Problem details »
Please reproduce exactly the lines between the line holding "Output the web" and the line holding "const CROSS = 'path://M0,0L10,10M10,0L0,10';", inclusive, leaving out any pictures.

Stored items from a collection
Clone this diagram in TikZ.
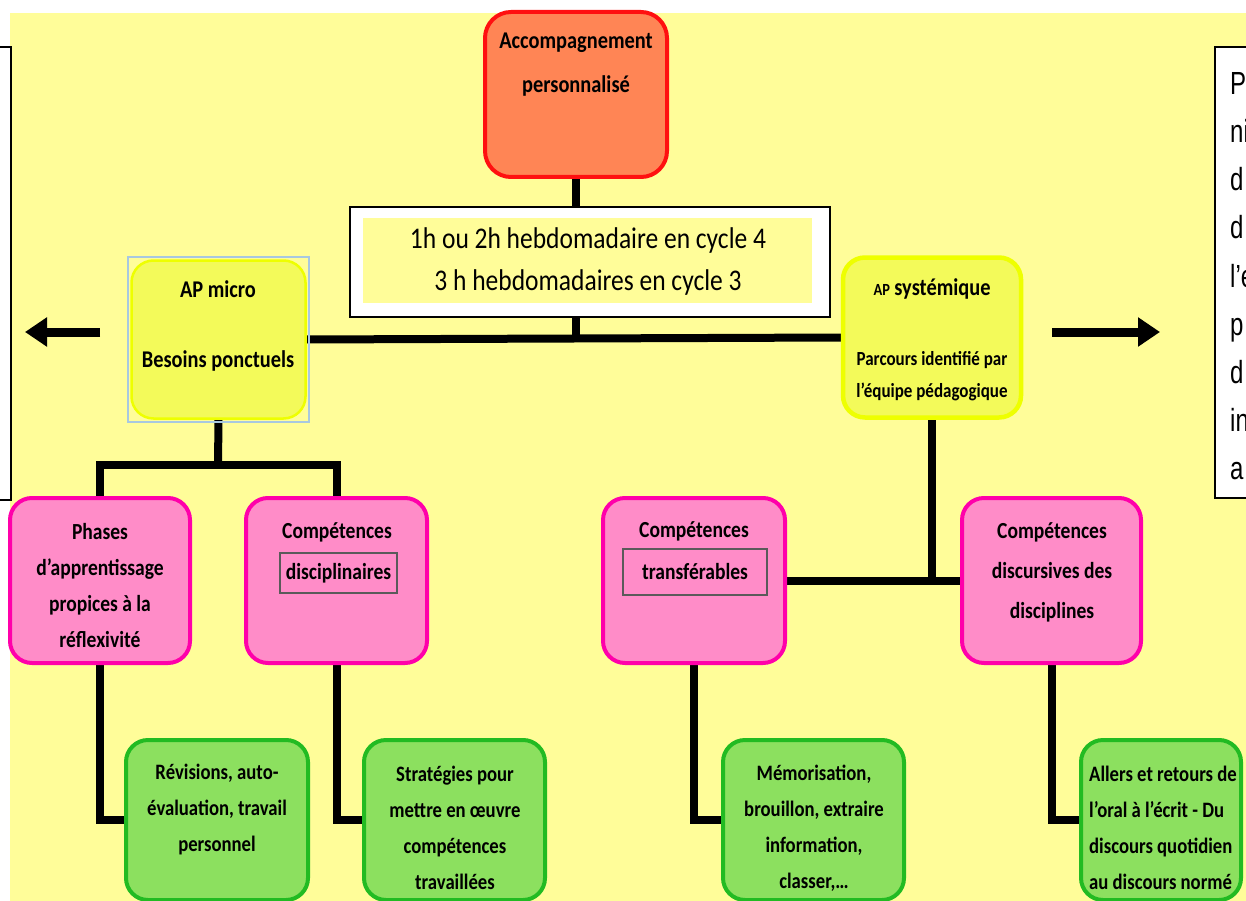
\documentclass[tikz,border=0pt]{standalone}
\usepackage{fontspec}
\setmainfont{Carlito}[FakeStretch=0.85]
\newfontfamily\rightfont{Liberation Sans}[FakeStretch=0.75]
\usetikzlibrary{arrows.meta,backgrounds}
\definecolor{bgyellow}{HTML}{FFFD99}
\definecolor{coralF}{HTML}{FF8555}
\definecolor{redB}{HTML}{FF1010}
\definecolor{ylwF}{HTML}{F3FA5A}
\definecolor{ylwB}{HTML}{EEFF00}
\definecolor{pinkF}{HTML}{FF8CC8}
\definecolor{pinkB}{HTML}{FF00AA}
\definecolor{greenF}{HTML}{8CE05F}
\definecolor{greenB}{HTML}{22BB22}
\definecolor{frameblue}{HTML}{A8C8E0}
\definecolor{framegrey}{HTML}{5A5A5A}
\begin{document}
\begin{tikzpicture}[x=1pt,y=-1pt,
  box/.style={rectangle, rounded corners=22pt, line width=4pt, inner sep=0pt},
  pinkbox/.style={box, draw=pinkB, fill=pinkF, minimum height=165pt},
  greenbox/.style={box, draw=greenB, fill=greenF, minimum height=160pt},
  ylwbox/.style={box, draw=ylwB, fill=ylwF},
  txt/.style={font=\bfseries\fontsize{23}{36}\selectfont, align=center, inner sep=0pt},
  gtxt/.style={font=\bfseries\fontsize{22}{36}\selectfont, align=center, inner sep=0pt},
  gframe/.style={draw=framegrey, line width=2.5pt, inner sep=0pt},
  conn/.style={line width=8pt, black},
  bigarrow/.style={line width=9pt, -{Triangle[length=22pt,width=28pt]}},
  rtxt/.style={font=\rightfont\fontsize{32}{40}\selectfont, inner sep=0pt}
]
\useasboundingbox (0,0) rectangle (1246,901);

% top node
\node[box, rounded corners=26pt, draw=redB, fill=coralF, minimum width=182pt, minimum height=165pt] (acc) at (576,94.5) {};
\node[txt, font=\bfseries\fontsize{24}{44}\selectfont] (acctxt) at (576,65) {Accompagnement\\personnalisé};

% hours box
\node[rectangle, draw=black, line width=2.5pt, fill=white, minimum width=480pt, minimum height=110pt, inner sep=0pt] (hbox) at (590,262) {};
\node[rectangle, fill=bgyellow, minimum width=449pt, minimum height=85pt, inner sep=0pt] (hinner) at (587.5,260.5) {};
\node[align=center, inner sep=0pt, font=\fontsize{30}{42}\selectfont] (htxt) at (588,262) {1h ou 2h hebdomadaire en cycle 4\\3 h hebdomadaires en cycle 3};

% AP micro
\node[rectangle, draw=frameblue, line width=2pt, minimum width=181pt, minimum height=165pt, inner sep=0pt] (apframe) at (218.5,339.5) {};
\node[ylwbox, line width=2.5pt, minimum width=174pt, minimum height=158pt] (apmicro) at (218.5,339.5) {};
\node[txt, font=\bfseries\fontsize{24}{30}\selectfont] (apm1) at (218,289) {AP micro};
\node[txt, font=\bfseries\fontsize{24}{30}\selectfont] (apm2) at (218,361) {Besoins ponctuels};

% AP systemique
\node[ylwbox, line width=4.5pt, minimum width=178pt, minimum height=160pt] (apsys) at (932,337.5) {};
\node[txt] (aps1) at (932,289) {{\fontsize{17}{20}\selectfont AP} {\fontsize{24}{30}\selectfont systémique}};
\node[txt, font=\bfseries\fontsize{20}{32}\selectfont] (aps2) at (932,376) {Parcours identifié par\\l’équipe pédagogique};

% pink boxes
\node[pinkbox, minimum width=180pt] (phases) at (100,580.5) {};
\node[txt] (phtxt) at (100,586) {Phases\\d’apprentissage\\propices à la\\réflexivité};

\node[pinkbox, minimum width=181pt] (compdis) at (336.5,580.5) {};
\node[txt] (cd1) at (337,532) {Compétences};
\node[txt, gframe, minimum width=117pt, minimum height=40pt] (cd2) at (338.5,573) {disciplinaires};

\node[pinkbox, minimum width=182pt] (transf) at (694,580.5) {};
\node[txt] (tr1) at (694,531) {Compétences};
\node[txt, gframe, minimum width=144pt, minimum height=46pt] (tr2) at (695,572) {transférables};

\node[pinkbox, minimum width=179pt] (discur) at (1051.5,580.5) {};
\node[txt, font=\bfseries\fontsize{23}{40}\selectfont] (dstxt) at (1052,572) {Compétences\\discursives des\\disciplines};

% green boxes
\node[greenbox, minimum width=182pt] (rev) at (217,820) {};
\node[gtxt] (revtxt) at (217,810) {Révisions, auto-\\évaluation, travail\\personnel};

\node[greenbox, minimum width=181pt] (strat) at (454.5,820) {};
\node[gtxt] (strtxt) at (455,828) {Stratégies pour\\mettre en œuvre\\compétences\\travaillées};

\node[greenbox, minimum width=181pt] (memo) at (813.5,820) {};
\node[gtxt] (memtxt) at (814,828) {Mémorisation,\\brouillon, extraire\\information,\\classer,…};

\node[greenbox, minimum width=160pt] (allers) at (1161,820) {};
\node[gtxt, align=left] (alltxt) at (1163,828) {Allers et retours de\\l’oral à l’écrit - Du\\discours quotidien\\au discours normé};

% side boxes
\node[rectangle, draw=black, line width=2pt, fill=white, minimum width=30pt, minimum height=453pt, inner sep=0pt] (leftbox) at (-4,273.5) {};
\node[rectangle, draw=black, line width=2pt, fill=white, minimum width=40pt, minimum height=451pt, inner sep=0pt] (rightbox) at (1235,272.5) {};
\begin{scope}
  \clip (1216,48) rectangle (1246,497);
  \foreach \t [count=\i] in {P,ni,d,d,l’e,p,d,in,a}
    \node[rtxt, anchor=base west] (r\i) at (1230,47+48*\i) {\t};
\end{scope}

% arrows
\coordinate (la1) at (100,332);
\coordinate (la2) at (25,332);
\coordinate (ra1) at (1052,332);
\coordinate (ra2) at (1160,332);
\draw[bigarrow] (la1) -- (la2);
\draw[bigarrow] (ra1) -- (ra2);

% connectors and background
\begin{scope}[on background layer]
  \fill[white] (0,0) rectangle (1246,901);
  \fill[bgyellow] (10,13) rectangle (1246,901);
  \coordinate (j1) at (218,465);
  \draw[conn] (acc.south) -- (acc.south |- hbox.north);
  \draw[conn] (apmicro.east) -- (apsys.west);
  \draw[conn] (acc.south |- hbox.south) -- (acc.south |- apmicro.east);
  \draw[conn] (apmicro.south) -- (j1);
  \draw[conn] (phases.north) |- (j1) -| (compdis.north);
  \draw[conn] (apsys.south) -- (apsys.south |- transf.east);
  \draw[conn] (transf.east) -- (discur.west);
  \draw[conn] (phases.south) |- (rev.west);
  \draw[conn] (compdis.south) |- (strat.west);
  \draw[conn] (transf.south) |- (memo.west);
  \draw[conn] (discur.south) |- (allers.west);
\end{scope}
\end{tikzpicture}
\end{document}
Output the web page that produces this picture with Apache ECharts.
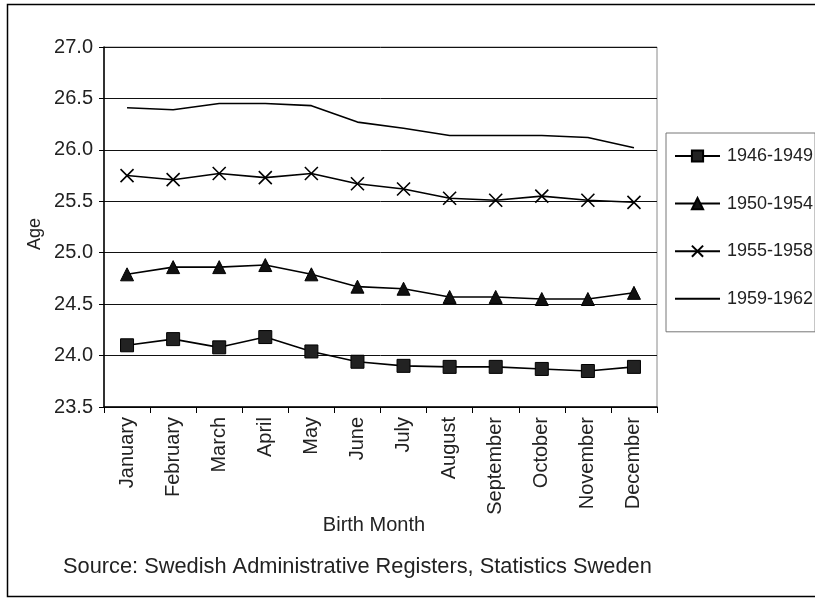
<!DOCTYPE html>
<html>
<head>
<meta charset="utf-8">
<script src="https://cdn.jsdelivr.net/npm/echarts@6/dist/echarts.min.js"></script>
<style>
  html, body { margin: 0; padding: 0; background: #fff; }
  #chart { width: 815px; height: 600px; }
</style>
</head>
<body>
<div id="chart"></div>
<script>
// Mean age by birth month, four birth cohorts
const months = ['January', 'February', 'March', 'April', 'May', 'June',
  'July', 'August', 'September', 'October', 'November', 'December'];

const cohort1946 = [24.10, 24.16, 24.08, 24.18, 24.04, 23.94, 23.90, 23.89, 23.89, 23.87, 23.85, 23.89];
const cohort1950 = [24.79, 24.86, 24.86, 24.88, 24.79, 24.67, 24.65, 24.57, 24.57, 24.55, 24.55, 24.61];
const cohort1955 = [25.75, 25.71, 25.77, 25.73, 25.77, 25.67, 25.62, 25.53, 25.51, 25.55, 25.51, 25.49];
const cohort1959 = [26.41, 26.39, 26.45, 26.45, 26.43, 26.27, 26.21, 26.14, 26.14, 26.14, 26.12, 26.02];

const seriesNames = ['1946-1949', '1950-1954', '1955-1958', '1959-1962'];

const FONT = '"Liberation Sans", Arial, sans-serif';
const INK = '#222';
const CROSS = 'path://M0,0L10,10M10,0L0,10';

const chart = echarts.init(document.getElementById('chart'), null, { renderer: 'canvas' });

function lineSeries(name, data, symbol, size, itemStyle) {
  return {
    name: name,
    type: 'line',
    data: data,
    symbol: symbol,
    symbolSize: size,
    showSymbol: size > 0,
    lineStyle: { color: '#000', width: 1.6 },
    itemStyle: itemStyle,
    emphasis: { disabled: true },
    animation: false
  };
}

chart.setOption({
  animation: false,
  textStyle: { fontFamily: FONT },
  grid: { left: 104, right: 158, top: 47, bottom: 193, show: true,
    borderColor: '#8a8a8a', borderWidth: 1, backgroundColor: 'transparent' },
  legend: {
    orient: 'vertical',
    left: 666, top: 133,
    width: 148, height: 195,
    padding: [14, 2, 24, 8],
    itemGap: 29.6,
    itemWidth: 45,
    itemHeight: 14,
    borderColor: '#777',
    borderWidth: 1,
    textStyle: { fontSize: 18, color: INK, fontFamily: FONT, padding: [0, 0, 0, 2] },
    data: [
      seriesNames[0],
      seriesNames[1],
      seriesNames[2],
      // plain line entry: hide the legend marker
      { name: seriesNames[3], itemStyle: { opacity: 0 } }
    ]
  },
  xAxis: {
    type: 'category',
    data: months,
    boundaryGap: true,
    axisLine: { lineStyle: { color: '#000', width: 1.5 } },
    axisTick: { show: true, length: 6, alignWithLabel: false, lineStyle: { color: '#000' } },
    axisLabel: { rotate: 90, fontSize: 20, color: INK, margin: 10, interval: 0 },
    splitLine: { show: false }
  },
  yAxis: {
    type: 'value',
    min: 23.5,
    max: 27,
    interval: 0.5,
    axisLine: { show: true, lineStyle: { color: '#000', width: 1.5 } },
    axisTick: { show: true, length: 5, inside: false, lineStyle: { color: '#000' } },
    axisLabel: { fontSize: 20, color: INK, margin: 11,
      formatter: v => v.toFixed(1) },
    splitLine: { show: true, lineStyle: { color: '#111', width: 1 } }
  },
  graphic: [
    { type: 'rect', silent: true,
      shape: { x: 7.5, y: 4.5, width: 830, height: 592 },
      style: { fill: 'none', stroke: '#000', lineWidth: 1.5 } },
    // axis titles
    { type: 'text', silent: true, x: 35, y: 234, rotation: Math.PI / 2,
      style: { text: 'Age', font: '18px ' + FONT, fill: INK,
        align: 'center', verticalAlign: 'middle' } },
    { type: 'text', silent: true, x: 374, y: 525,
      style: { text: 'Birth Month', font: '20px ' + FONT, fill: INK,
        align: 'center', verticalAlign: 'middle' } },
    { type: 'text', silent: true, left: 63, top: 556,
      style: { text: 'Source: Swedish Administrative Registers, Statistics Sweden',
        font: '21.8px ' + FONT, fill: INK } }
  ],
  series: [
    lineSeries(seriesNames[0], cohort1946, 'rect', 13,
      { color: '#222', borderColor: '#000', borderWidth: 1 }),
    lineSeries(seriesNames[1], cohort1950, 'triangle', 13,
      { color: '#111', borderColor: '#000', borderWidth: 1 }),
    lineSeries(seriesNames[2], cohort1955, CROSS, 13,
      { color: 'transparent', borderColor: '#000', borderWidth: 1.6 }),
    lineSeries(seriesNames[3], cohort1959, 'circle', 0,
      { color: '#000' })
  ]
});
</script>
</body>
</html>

Reply »
Output the web page that produces this picture with Apache ECharts.
<!DOCTYPE html>
<html>
<head>
<meta charset="utf-8">
<script src="https://cdn.jsdelivr.net/npm/echarts@6/dist/echarts.min.js"></script>
<style>
  html, body { margin: 0; padding: 0; background: #fff; }
  #chart { width: 815px; height: 600px; }
</style>
</head>
<body>
<div id="chart"></div>
<script>
// Mean age by birth month, four birth cohorts
const months = ['January', 'February', 'March', 'April', 'May', 'June',
  'July', 'August', 'September', 'October', 'November', 'December'];

const cohort1946 = [24.10, 24.16, 24.08, 24.18, 24.04, 23.94, 23.90, 23.89, 23.89, 23.87, 23.85, 23.89];
const cohort1950 = [24.79, 24.86, 24.86, 24.88, 24.79, 24.67, 24.65, 24.57, 24.57, 24.55, 24.55, 24.61];
const cohort1955 = [25.75, 25.71, 25.77, 25.73, 25.77, 25.67, 25.62, 25.53, 25.51, 25.55, 25.51, 25.49];
const cohort1959 = [26.41, 26.39, 26.45, 26.45, 26.43, 26.27, 26.21, 26.14, 26.14, 26.14, 26.12, 26.02];

const seriesNames = ['1946-1949', '1950-1954', '1955-1958', '1959-1962'];

const FONT = '"Liberation Sans", Arial, sans-serif';
const INK = '#222';
const CROSS = 'path://M0,0L10,10M10,0L0,10';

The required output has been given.